» **What is being asked**: Faithfully return all lines, omitting every embedded picture.
— Start of Data excerpt —
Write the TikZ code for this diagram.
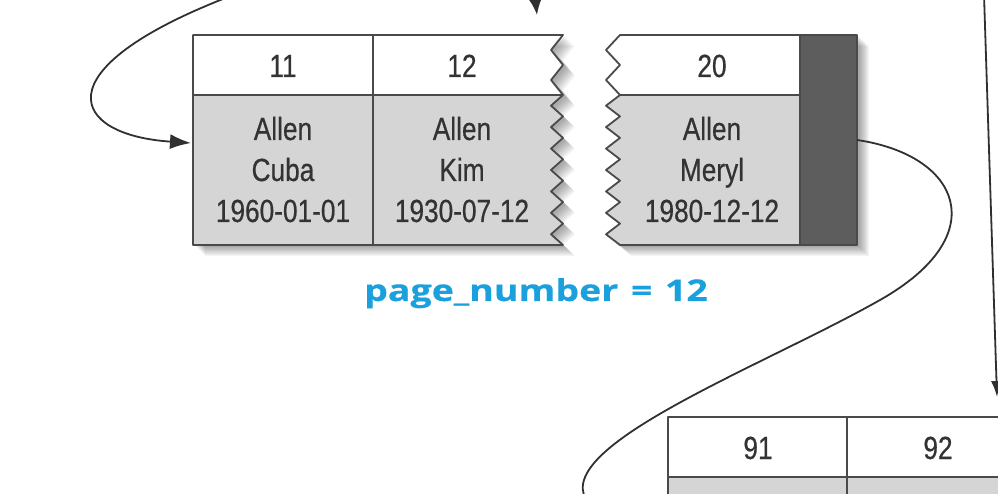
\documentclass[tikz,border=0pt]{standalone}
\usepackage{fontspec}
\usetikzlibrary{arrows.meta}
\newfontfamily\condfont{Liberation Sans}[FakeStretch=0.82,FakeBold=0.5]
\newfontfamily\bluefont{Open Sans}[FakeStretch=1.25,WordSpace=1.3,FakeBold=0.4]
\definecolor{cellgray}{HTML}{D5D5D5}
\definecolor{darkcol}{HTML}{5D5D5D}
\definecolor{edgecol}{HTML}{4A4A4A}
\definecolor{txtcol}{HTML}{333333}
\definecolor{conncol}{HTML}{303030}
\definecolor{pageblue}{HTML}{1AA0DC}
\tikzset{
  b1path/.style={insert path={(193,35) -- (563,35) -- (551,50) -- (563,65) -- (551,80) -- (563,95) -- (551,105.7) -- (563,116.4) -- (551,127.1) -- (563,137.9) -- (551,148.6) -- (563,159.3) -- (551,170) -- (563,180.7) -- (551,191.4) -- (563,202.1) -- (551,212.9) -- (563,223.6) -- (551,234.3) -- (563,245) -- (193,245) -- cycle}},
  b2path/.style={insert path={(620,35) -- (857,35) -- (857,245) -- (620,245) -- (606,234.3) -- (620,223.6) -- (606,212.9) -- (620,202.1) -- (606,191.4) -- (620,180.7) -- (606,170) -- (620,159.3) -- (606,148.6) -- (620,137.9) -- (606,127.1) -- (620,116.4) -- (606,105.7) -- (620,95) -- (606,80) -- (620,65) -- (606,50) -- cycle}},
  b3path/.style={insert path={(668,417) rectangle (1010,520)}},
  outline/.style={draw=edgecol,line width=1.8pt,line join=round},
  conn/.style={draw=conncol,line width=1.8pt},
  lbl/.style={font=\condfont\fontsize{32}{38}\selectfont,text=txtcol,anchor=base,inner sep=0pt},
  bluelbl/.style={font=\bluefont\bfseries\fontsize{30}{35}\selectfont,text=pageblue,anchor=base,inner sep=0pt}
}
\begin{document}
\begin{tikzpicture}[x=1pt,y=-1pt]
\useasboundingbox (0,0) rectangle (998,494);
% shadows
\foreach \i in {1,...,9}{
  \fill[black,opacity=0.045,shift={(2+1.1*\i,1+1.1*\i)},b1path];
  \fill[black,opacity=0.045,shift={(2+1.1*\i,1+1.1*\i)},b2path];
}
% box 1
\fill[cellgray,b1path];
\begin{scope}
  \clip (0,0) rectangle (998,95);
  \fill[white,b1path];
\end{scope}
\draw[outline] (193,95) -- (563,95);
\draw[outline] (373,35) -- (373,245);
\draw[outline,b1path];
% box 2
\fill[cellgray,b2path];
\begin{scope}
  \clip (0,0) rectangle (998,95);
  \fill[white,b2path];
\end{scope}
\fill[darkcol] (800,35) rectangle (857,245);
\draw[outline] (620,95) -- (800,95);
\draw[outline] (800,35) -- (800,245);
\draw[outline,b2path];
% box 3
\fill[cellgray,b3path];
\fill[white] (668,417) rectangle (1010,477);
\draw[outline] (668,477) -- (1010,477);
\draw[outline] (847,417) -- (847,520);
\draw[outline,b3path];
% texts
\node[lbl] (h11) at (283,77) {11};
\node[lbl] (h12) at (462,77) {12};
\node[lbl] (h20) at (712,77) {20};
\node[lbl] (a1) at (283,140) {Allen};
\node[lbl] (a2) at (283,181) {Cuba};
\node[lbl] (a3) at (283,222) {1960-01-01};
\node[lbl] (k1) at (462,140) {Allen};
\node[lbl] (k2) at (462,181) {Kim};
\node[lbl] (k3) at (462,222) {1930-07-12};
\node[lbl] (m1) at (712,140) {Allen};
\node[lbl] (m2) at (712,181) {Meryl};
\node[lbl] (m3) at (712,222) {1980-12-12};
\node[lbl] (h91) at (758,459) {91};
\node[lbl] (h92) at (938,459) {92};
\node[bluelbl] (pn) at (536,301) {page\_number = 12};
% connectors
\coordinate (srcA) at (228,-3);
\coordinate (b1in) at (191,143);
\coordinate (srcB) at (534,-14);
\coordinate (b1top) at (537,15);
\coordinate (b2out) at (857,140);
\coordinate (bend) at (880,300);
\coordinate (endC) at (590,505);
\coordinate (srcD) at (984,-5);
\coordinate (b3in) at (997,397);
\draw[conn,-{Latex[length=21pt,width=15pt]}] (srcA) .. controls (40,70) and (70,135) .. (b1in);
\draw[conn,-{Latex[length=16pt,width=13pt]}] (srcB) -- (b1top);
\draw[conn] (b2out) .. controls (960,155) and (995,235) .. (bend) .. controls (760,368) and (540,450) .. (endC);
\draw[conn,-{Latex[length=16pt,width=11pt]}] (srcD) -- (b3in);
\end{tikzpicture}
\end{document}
— End of Data excerpt —
» **Full solution**:
Write the TikZ code for this diagram.
\documentclass[tikz,border=0pt]{standalone}
\usepackage{fontspec}
\usetikzlibrary{arrows.meta}
\newfontfamily\condfont{Liberation Sans}[FakeStretch=0.82,FakeBold=0.5]
\newfontfamily\bluefont{Open Sans}[FakeStretch=1.25,WordSpace=1.3,FakeBold=0.4]
\definecolor{cellgray}{HTML}{D5D5D5}
\definecolor{darkcol}{HTML}{5D5D5D}
\definecolor{edgecol}{HTML}{4A4A4A}
\definecolor{txtcol}{HTML}{333333}
\definecolor{conncol}{HTML}{303030}
\definecolor{pageblue}{HTML}{1AA0DC}
\tikzset{
  b1path/.style={insert path={(193,35) -- (563,35) -- (551,50) -- (563,65) -- (551,80) -- (563,95) -- (551,105.7) -- (563,116.4) -- (551,127.1) -- (563,137.9) -- (551,148.6) -- (563,159.3) -- (551,170) -- (563,180.7) -- (551,191.4) -- (563,202.1) -- (551,212.9) -- (563,223.6) -- (551,234.3) -- (563,245) -- (193,245) -- cycle}},
  b2path/.style={insert path={(620,35) -- (857,35) -- (857,245) -- (620,245) -- (606,234.3) -- (620,223.6) -- (606,212.9) -- (620,202.1) -- (606,191.4) -- (620,180.7) -- (606,170) -- (620,159.3) -- (606,148.6) -- (620,137.9) -- (606,127.1) -- (620,116.4) -- (606,105.7) -- (620,95) -- (606,80) -- (620,65) -- (606,50) -- cycle}},
  b3path/.style={insert path={(668,417) rectangle (1010,520)}},
  outline/.style={draw=edgecol,line width=1.8pt,line join=round},
  conn/.style={draw=conncol,line width=1.8pt},
  lbl/.style={font=\condfont\fontsize{32}{38}\selectfont,text=txtcol,anchor=base,inner sep=0pt},
  bluelbl/.style={font=\bluefont\bfseries\fontsize{30}{35}\selectfont,text=pageblue,anchor=base,inner sep=0pt}
}
\begin{document}
\begin{tikzpicture}[x=1pt,y=-1pt]
\useasboundingbox (0,0) rectangle (998,494);
% shadows
\foreach \i in {1,...,9}{
  \fill[black,opacity=0.045,shift={(2+1.1*\i,1+1.1*\i)},b1path];
  \fill[black,opacity=0.045,shift={(2+1.1*\i,1+1.1*\i)},b2path];
}
% box 1
\fill[cellgray,b1path];
\begin{scope}
  \clip (0,0) rectangle (998,95);
  \fill[white,b1path];
\end{scope}
\draw[outline] (193,95) -- (563,95);
\draw[outline] (373,35) -- (373,245);
\draw[outline,b1path];
% box 2
\fill[cellgray,b2path];
\begin{scope}
  \clip (0,0) rectangle (998,95);
  \fill[white,b2path];
\end{scope}
\fill[darkcol] (800,35) rectangle (857,245);
\draw[outline] (620,95) -- (800,95);
\draw[outline] (800,35) -- (800,245);
\draw[outline,b2path];
% box 3
\fill[cellgray,b3path];
\fill[white] (668,417) rectangle (1010,477);
\draw[outline] (668,477) -- (1010,477);
\draw[outline] (847,417) -- (847,520);
\draw[outline,b3path];
% texts
\node[lbl] (h11) at (283,77) {11};
\node[lbl] (h12) at (462,77) {12};
\node[lbl] (h20) at (712,77) {20};
\node[lbl] (a1) at (283,140) {Allen};
\node[lbl] (a2) at (283,181) {Cuba};
\node[lbl] (a3) at (283,222) {1960-01-01};
\node[lbl] (k1) at (462,140) {Allen};
\node[lbl] (k2) at (462,181) {Kim};
\node[lbl] (k3) at (462,222) {1930-07-12};
\node[lbl] (m1) at (712,140) {Allen};
\node[lbl] (m2) at (712,181) {Meryl};
\node[lbl] (m3) at (712,222) {1980-12-12};
\node[lbl] (h91) at (758,459) {91};
\node[lbl] (h92) at (938,459) {92};
\node[bluelbl] (pn) at (536,301) {page\_number = 12};
% connectors
\coordinate (srcA) at (228,-3);
\coordinate (b1in) at (191,143);
\coordinate (srcB) at (534,-14);
\coordinate (b1top) at (537,15);
\coordinate (b2out) at (857,140);
\coordinate (bend) at (880,300);
\coordinate (endC) at (590,505);
\coordinate (srcD) at (984,-5);
\coordinate (b3in) at (997,397);
\draw[conn,-{Latex[length=21pt,width=15pt]}] (srcA) .. controls (40,70) and (70,135) .. (b1in);
\draw[conn,-{Latex[length=16pt,width=13pt]}] (srcB) -- (b1top);
\draw[conn] (b2out) .. controls (960,155) and (995,235) .. (bend) .. controls (760,368) and (540,450) .. (endC);
\draw[conn,-{Latex[length=16pt,width=11pt]}] (srcD) -- (b3in);
\end{tikzpicture}
\end{document}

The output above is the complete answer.